As with any dispute concerning arrangements for children after parents separate, if parents cannot agree who their child should live with and spend time with, the family court can make an order. In any family court application, the child’s welfare is the paramount consideration, and the court will expect it to be in children’s best interests to have a relationship with both (or all) their parents. The law is no different if a parent identifies as trans (using the term trans inclusively to cover transgender, non-binary, gender diverse and other non cisgender identities).
For many trans parents the issue of gender identity is not a feature of any dispute concerning arrangements for their children after a separation. But for some it can become a big issue, or be the unstated but underlying reason why the other parent is hostile to contact.
The important case of Re M (2017) involved a trans woman who had been part of an orthodox Jewish community. After leaving the family and transitioning, she had been excluded from her five children’s lives and applied to the family court for help. In court she was initially denied any direct contact, the court being concerned about the implications for the children within their religious community. However, M appealed and won an important Court of Appeal ruling that too much weight had been placed on the discriminatory practices within the mother’s and children’s community and that the children’s right to a relationship with their father should not be ruled out due to potential prejudice against her as a trans parent.
In the context of a parental gender identity issue, the family court should approach an application by a parent who wants to spend time with their child (or live with them) as they would any other application for a child arrangements order. The child’s welfare is always the court‘s paramount consideration, assessed within the framework of the ‘welfare checklist’ as set out in the Children Act 1989. The checklist is:
· The ascertainable wishes and feelings of the child concerned (considered in the light of their age and understanding)
· Their physical, emotional and educational needs
· The likely effect on them of any change in their circumstances
· Their age, sex, background and any characteristics that the court considers relevant
· Any harm which they have suffered or are at risk of suffering
· How capable each of their parents and any other person in relation to whom the court considers the question to be relevant is of meeting the child’s needs
· The range of powers available to the court under the Children Act.
The child’s welfare will be determined by the standards of a ‘reasonable man or woman, being receptive to change, broadminded, tolerant, easy going and slow to condemn’. The child’s welfare also has a broad definition, encompassing welfare at the time of any decision and throughout the child’s minority. The court will also be mindful of the Equality Act and the European Convention on Human Rights.

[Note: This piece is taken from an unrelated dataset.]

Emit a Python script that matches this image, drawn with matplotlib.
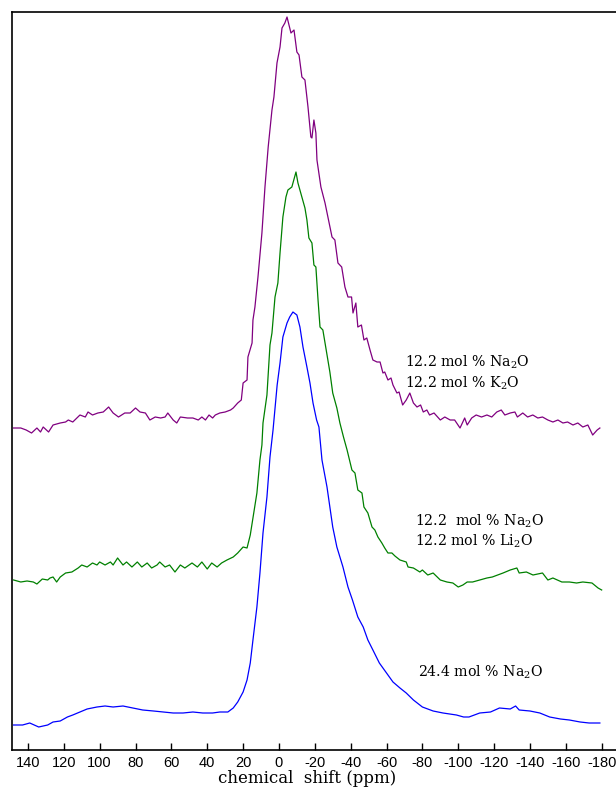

There should be no exceptional considerations or additional hurdles for trans parents and the personal circumstances of the parent, their transitioning journey and any negativity or prejudice from the other parent is not relevant to the application other than how it feeds into the welfare checklist. However, in reality cases involving trans parents may not be that simple, as transphobia or lack of education about trans issues may be a feature of any case and may be dressed up as being relevant to welfare. It can be important to have specialist legal representation from the outset of the case to ensure that this does not happen and the case is fairly decided.